Right now project.ptx is rather platform-agnostic (modulo the <executables> which I often think should be factored out to a different file). Adding in scripts would likely be platform (or machine) specific.

I'm also thinking a lot about the security of PreTeXt-CLI projects. Long-term we want anyone to feel completely safe running `pretext new -u ARBITRARY_URL && pretext build` without pulling down and executing any nasty code. We probably need a "safe mode" that skips things like sageplots unless the user explicitly trusts the project (unless the core routine is more sandboxed than I expect).

Finally I'm not sure it's worth the trouble of letting folks put arbitrary shell scripts in project.ptx when it's essentially as easy to write a that invokes the PreTeXt-CLI itself.

Bradley Miller

Aug 15, 2022, 1:46:24 PM8/15/22
Indeed it is just as easy to write a shell script that calls pretext.

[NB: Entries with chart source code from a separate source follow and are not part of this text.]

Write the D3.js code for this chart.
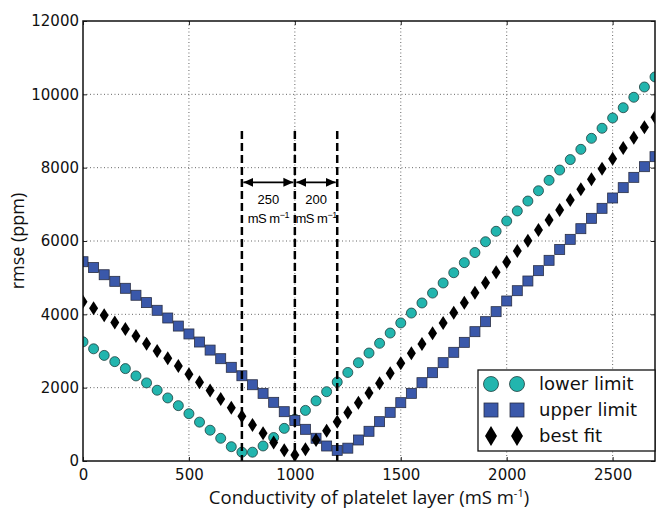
<!DOCTYPE html>
<html>
<head>
<meta charset="utf-8">
<script src="https://cdn.jsdelivr.net/npm/d3@7"></script>
<style>
  body { margin: 0; background: #fff; }
  svg { display: block; }
</style>
</head>
<body>
<div id="chart"></div>
<script>
// conductivity steps (mS m-1)
const conductivity = d3.range(0, 2701, 50);

// rmse (ppm)
const lowerLimit = [3250, 3060, 2880, 2710, 2520, 2320, 2130, 1930, 1720, 1510, 1290, 1060, 840, 620, 390, 240,
  240, 410, 640, 890, 1140, 1380, 1640, 1890, 2155, 2415, 2680, 2945, 3210, 3490, 3765, 4035, 4310, 4580, 4855,
  5135, 5410, 5685, 5980, 6265, 6545, 6820, 7090, 7370, 7655, 7935, 8220, 8500, 8800, 9075, 9355, 9635, 9920,
  10200, 10475];
const upperLimit = [5435, 5275, 5080, 4900, 4710, 4520, 4320, 4110, 3900, 3680, 3465, 3245, 3025, 2790, 2555,
  2325, 2080, 1845, 1600, 1345, 1105, 864, 620, 409, 290, 350, 573, 810, 1073, 1327, 1591, 1845, 2136, 2409,
  2682, 2964, 3236, 3527, 3800, 4073, 4364, 4645, 4909, 5191, 5473, 5770, 6045, 6336, 6618, 6891, 7173, 7455,
  7736, 8027, 8300];
const bestFit = [4345, 4165, 3975, 3780, 3600, 3410, 3200, 3000, 2800, 2590, 2365, 2145, 1920, 1690, 1455, 1220,
  985, 760, 505, 295, 165, 318, 573, 822, 1073, 1320, 1591, 1855, 2118, 2391, 2664, 2936, 3191, 3482, 3764,
  4045, 4318, 4591, 4864, 5145, 5427, 5730, 6009, 6300, 6573, 6845, 7118, 7409, 7682, 7973, 8245, 8536, 8818,
  9100, 9373];

const xTicks = [0, 500, 1000, 1500, 2000, 2500];
const yTicks = [0, 2000, 4000, 6000, 8000, 10000, 12000];

// vertical markers and the spans between them
const markerLines = [750, 1000, 1200];
const markerTop = 9000;
const spanY = 7600;
const spans = [
  { from: 750, to: 1000, value: '250', unit: 'mS m' },
  { from: 1000, to: 1200, value: '200', unit: 'mS m' }
];

const seriesNames = ['lower limit', 'upper limit', 'best fit'];

const margin = { top: 21, right: 3, bottom: 48, left: 83 };
const width = 658 - margin.left - margin.right;
const height = 509 - margin.top - margin.bottom;

const svg = d3.select('#chart')
  .append('svg')
  .attr('width', 658)
  .attr('height', 509);

const g = svg.append('g')
  .attr('transform', `translate(${margin.left},${margin.top})`);

const x = d3.scaleLinear().domain([0, 2700]).range([0, width]);
const y = d3.scaleLinear().domain([0, 12000]).range([height, 0]);

g.append('clipPath').attr('id', 'plotClip')
  .append('rect').attr('width', width).attr('height', height);

// dotted grid
g.append('g')
  .selectAll('line')
  .data(xTicks.slice(1))
  .enter()
  .append('line')
  .attr('x1', d => x(d)).attr('x2', d => x(d))
  .attr('y1', 0).attr('y2', height)
  .attr('stroke', '#666').attr('stroke-width', 1).attr('stroke-dasharray', '1,2.5');

g.append('g')
  .selectAll('line')
  .data(yTicks.slice(1, -1))
  .enter()
  .append('line')
  .attr('y1', d => y(d)).attr('y2', d => y(d))
  .attr('x1', 0).attr('x2', width)
  .attr('stroke', '#666').attr('stroke-width', 1).attr('stroke-dasharray', '1,2.5');

// axes with inward ticks
const tickFont = '"DejaVu Sans", sans-serif';

const xAxis = g.append('g')
  .attr('transform', `translate(0,${height})`)
  .call(d3.axisBottom(x).tickValues(xTicks).tickSize(-4).tickPadding(8).tickFormat(d3.format('d')));
const yAxis = g.append('g')
  .call(d3.axisLeft(y).tickValues(yTicks).tickSize(-4).tickPadding(4).tickFormat(d3.format('d')));
g.append('g')
  .call(d3.axisTop(x).tickValues(xTicks).tickSize(-4).tickFormat(''));
g.append('g')
  .attr('transform', `translate(${width},0)`)
  .call(d3.axisRight(y).tickValues(yTicks).tickSize(-4).tickFormat(''));

g.selectAll('.domain').remove();
g.selectAll('.tick line').attr('stroke', '#222');
xAxis.selectAll('text').style('font-family', tickFont).style('font-size', '15px').attr('fill', '#111');
yAxis.selectAll('text').style('font-family', tickFont).style('font-size', '15px').attr('fill', '#111');

// markers
const plot = g.append('g').attr('clip-path', 'url(#plotClip)');

const circleColor = '#22b5ae';
const squareColor = '#3a58aa';

plot.append('g')
  .selectAll('circle')
  .data(conductivity)
  .enter()
  .append('circle')
  .attr('cx', d => x(d))
  .attr('cy', (d, i) => y(lowerLimit[i]))
  .attr('r', 5)
  .attr('fill', circleColor)
  .attr('stroke', '#1f3f3d').attr('stroke-width', 0.8);

plot.append('g')
  .selectAll('rect')
  .data(conductivity)
  .enter()
  .append('rect')
  .attr('x', d => x(d) - 5)
  .attr('y', (d, i) => y(upperLimit[i]) - 5)
  .attr('width', 10).attr('height', 10)
  .attr('fill', squareColor)
  .attr('stroke', '#2a2f44').attr('stroke-width', 0.8);

const diamond = (cx, cy) => `M${cx},${cy - 7}L${cx + 4.5},${cy}L${cx},${cy + 7}L${cx - 4.5},${cy}Z`;

plot.append('g')
  .selectAll('path')
  .data(conductivity)
  .enter()
  .append('path')
  .attr('d', (d, i) => diamond(x(d), y(bestFit[i])))
  .attr('fill', '#000');

// dashed markers
g.append('g')
  .selectAll('line')
  .data(markerLines)
  .enter()
  .append('line')
  .attr('x1', d => x(d)).attr('x2', d => x(d))
  .attr('y1', y(markerTop)).attr('y2', y(0))
  .attr('stroke', '#000').attr('stroke-width', 2.5).attr('stroke-dasharray', '8,4');

// double arrows
const defs = svg.append('defs');
defs.append('marker').attr('id', 'head')
  .attr('viewBox', '0 0 10 10').attr('refX', 10).attr('refY', 5)
  .attr('markerWidth', 10).attr('markerHeight', 10).attr('markerUnits', 'userSpaceOnUse')
  .attr('orient', 'auto-start-reverse')
  .append('path').attr('d', 'M0,0.5L10,5L0,9.5Z').attr('fill', '#000');

const spanG = g.append('g');
spans.forEach(s => {
  spanG.append('line')
    .attr('x1', x(s.from) + 1.5).attr('x2', x(s.to) - 1.5)
    .attr('y1', y(spanY)).attr('y2', y(spanY))
    .attr('stroke', '#000').attr('stroke-width', 1.6)
    .attr('marker-start', 'url(#head)').attr('marker-end', 'url(#head)');
  const cx = (x(s.from) + x(s.to)) / 2;
  spanG.append('text')
    .attr('x', cx).attr('y', y(spanY) + 22)
    .attr('text-anchor', 'middle')
    .style('font-family', '"Liberation Sans", Arial, sans-serif').style('font-size', '13px')
    .text(s.value);
  const t = spanG.append('text')
    .attr('x', cx).attr('y', y(spanY) + 41)
    .attr('text-anchor', 'middle')
    .style('font-family', '"Liberation Sans", Arial, sans-serif').style('font-size', '13px')
    .style('letter-spacing', '-0.5px');
  t.append('tspan').text(s.unit);
  t.append('tspan').attr('dy', -5).style('font-size', '9px').text('−1');
});

// frame
g.append('rect')
  .attr('width', width).attr('height', height)
  .attr('fill', 'none').attr('stroke', '#111').attr('stroke-width', 1.5);

// legend
const legend = g.append('g').attr('transform', `translate(${width - 177},${height - 91})`);
legend.append('rect')
  .attr('width', 177).attr('height', 81)
  .attr('fill', '#fff').attr('stroke', '#111').attr('stroke-width', 1.3);

const rowY = [14, 40, 66];
seriesNames.forEach((name, i) => {
  const row = legend.append('g').attr('transform', `translate(0,${rowY[i]})`);
  [13, 39].forEach(mx => {
    if (i === 0) {
      row.append('circle').attr('cx', mx).attr('cy', 0).attr('r', 7.5)
        .attr('fill', circleColor).attr('stroke', '#1f3f3d').attr('stroke-width', 0.8);
    } else if (i === 1) {
      row.append('rect').attr('x', mx - 7).attr('y', -7).attr('width', 14).attr('height', 14)
        .attr('fill', squareColor).attr('stroke', '#2a2f44').attr('stroke-width', 0.8);
    } else {
      row.append('path').attr('d', `M${mx},-10L${mx + 6},0L${mx},10L${mx - 6},0Z`).attr('fill', '#000');
    }
  });
  row.append('text')
    .attr('x', 61).attr('y', 0).attr('dy', '0.35em')
    .style('font-family', '"DejaVu Sans", sans-serif').style('font-size', '18px')
    .attr('fill', '#111')
    .text(name);
});

// axis labels
const xLabel = svg.append('text')
  .attr('x', margin.left + width / 2).attr('y', 504)
  .attr('text-anchor', 'middle')
  .style('font-family', '"Open Sans", sans-serif').style('font-size', '18.5px')
  .attr('fill', '#111');
xLabel.append('tspan').text('Conductivity of platelet layer (mS m');
xLabel.append('tspan').attr('dy', -7).style('font-size', '11px').text('-1');
xLabel.append('tspan').attr('dy', 7).text(')');

svg.append('text')
  .attr('transform', `translate(24,${margin.top + height / 2}) rotate(-90)`)
  .attr('text-anchor', 'middle')
  .style('font-family', '"Open Sans", sans-serif').style('font-size', '18px')
  .attr('fill', '#111')
  .text('rmse (ppm)');
</script>
</body>
</html>
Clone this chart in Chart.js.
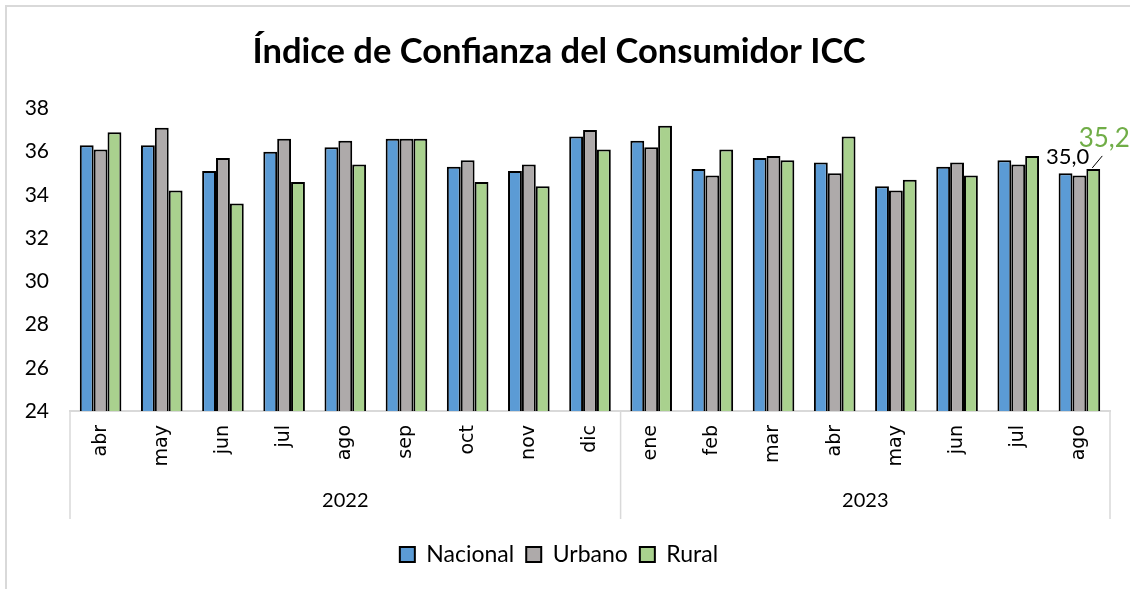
<!DOCTYPE html>
<html lang="es">
<head>
    <meta charset="UTF-8">
    <title>Índice de Confianza del Consumidor ICC</title>
    <script src="https://cdn.jsdelivr.net/npm/chart.js"></script>
    <style>
        html, body {
            margin: 0;
            padding: 0;
            background: #fff;
        }
        .chart-box {
            position: relative;
            width: 1130px;
            height: 589px;
        }
        .frame {
            position: absolute;
            left: 5px;
            top: 5px;
            right: 0;
            bottom: 0;
            border-left: 2px solid #d9d9d9;
            border-top: 2px solid #d9d9d9;
            pointer-events: none;
        }
    </style>
</head>
<body>
    <div class="chart-box">
        <canvas id="icc-chart" width="1130" height="589"></canvas>
        <div class="frame"></div>
    </div>

    <script>
        // data
        const months = ['abr', 'may', 'jun', 'jul', 'ago', 'sep', 'oct', 'nov', 'dic',
                        'ene', 'feb', 'mar', 'abr', 'may', 'jun', 'jul', 'ago'];
        const years = ['2022', '2023'];
        const monthsPerYear = [9, 8];

        const nacional = [36.3, 36.3, 35.1, 36.0, 36.2, 36.6, 35.3, 35.1, 36.7,
                          36.5, 35.2, 35.7, 35.5, 34.4, 35.3, 35.6, 35.0];
        const urbano   = [36.1, 37.1, 35.7, 36.6, 36.5, 36.6, 35.6, 35.4, 37.0,
                          36.2, 34.9, 35.8, 35.0, 34.2, 35.5, 35.4, 34.9];
        const rural    = [36.9, 34.2, 33.6, 34.6, 35.4, 36.6, 34.6, 34.4, 36.1,
                          37.2, 36.1, 35.6, 36.7, 34.7, 34.9, 35.8, 35.2];

        const yTicks = [24, 26, 28, 30, 32, 34, 36, 38];

        const calibri = "Lato, 'Open Sans', sans-serif";

        // year row under the month labels + separators (excel multi-level axis look)
        const yearAxisPlugin = {
            id: 'yearAxis',
            afterDraw(chart) {
                const ctx = chart.ctx;
                const x = chart.scales.x;
                const area = chart.chartArea;
                const half = (x.getPixelForValue(1) - x.getPixelForValue(0)) / 2;
                const bottom = area.bottom + 108;

                ctx.save();
                ctx.strokeStyle = '#d9d9d9';
                ctx.lineWidth = 1.5;
                ctx.fillStyle = '#000';
                ctx.font = '20px ' + calibri;
                ctx.textAlign = 'center';
                ctx.textBaseline = 'middle';

                let start = 0;
                const edges = [x.getPixelForValue(0) - half];
                years.forEach((yr, i) => {
                    const end = start + monthsPerYear[i] - 1;
                    const left = x.getPixelForValue(start) - half;
                    const right = x.getPixelForValue(end) + half;
                    edges.push(right);
                    ctx.fillText(yr, (left + right) / 2, area.bottom + 90);
                    start = end + 1;
                });
                edges.forEach(px => {
                    ctx.beginPath();
                    ctx.moveTo(px, area.bottom);
                    ctx.lineTo(px, bottom);
                    ctx.stroke();
                });
                ctx.restore();
            }
        };

        // the two value labels on the last month
        const lastLabelsPlugin = {
            id: 'lastLabels',
            afterDatasetsDraw(chart) {
                const ctx = chart.ctx;
                const last = months.length - 1;
                const bar = chart.getDatasetMeta(2).data[last];
                const fmt = v => v.toFixed(1).replace('.', ',');

                ctx.save();
                ctx.textBaseline = 'alphabetic';

                ctx.fillStyle = '#000';
                ctx.font = '22px ' + calibri;
                ctx.textAlign = 'right';
                ctx.fillText(fmt(nacional[last]), bar.x - 4, bar.y - 5);

                ctx.fillStyle = '#70ad47';
                ctx.font = '26px ' + calibri;
                ctx.textAlign = 'center';
                ctx.fillText(fmt(rural[last]), bar.x + 11, bar.y - 22);

                // leader line
                ctx.strokeStyle = '#000';
                ctx.lineWidth = 1;
                ctx.beginPath();
                ctx.moveTo(bar.x - 1, bar.y - 1);
                ctx.lineTo(bar.x + 9, bar.y - 13);
                ctx.stroke();
                ctx.restore();
            }
        };

        const ctx = document.getElementById('icc-chart').getContext('2d');
        new Chart(ctx, {
            type: 'bar',
            data: {
                labels: months,
                datasets: [
                    { label: 'Nacional', data: nacional, backgroundColor: '#5b9bd5' },
                    { label: 'Urbano', data: urbano, backgroundColor: '#aeaaaa' },
                    { label: 'Rural', data: rural, backgroundColor: '#a9d18e' }
                ].map(ds => Object.assign(ds, {
                    borderColor: '#000',
                    borderWidth: 2,
                    borderSkipped: 'bottom',
                    categoryPercentage: 0.68,
                    barPercentage: 1.0
                }))
            },
            options: {
                responsive: false,
                animation: false,
                layout: { padding: { left: 8, right: 20, top: 10, bottom: 13 } },
                plugins: {
                    title: {
                        display: true,
                        text: 'Índice de Confianza del Consumidor ICC',
                        color: '#000',
                        font: { family: calibri, size: 34.5, weight: 'bold' },
                        padding: { top: 21, bottom: 36 }
                    },
                    legend: {
                        position: 'bottom',
                        labels: {
                            color: '#000',
                            font: { family: calibri, size: 23 },
                            boxWidth: 15,
                            boxHeight: 15,
                            padding: 12
                        }
                    },
                    tooltip: { enabled: false }
                },
                scales: {
                    x: {
                        grid: { display: false },
                        border: { display: true, color: '#d9d9d9', width: 2 },
                        ticks: {
                            color: '#000',
                            font: { family: "'DejaVu Sans', Verdana, sans-serif", size: 19 },
                            minRotation: 90,
                            maxRotation: 90,
                            padding: 6
                        },
                        afterFit(scale) { scale.height = 120; }
                    },
                    y: {
                        min: 24,
                        max: 38,
                        grid: { display: false },
                        border: { display: false },
                        afterBuildTicks(scale) {
                            scale.ticks = yTicks.map(v => ({ value: v }));
                        },
                        ticks: {
                            color: '#000',
                            font: { family: calibri, size: 21 },
                            padding: 13
                        },
                        afterFit(scale) { scale.width = 62; }
                    }
                }
            },
            plugins: [yearAxisPlugin, lastLabelsPlugin]
        });
    </script>
</body>
</html>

But… In terms of real world issues that cause publishers to write pre/post processing scripts here is what I had to do for publishing the books on Runestone Academy
  1. Make sure the book has a document-id defined in docinfo
  2. Make sure the name specified in the document-id is in the database and registered as a course
  3. Make sure that the destination in project.ptx is correctly specified as “./published"
If all is verified then go ahead and build the book.  After a successful build I have to:
  1. Process the Runestone-manifest.xml file produced by the build.
  2. Read the metadata Book Title and subtitle, shelf section and blurb and update the library table so the book properly shows up in the library.
Having pre/post processing slots built into a pretext build would make my weekly build scripts and my manual build script and my Author UI page must simpler.


Bradley Miller, PhD
Professor Emeritus Computer Science
Luther College
Founder, Runestone Academy
Blog: A Reputable Journal

William Haynes

Aug 15, 2022, 5:25:10 PM8/15/22
Can you say a little more about what sort of thing you would want to do pre- or post- processing?  

The illustrations in my book are drawn using tools such as CAD or Affinity Designer, then exported as .svg and .pdf for use by PreTeXt.  For my own sanity these files are all stored in a ‘resources’ directory organized somewhat hierarchically with related images together and source files located alongside their derived image files.   Geogebra, css, and javascript files are organized in their own folders here too.  

My preprocessing script walks the ‘resources’ folder, flattens the hierarchy, copies all the [ .svg .png, .pdf, and .ggb] files into the "external/images’’ folder while filtering out files with other extensions.  GGB, CSS and JS files folders just are simply copied,  and folders with names beginning with underscore are ignored.  This way all the images are in the same directory and files not needed for the output aren't published.  In a sense, I am generating the external folder from my source documents.

I can certainly do this with a makefile -- that’s how I was doing it before -- but the pretext-cli does such a nice job moving files to the right places and running the right scripts that my makefile got very simple, and I hoped to be able to get rid of it completely.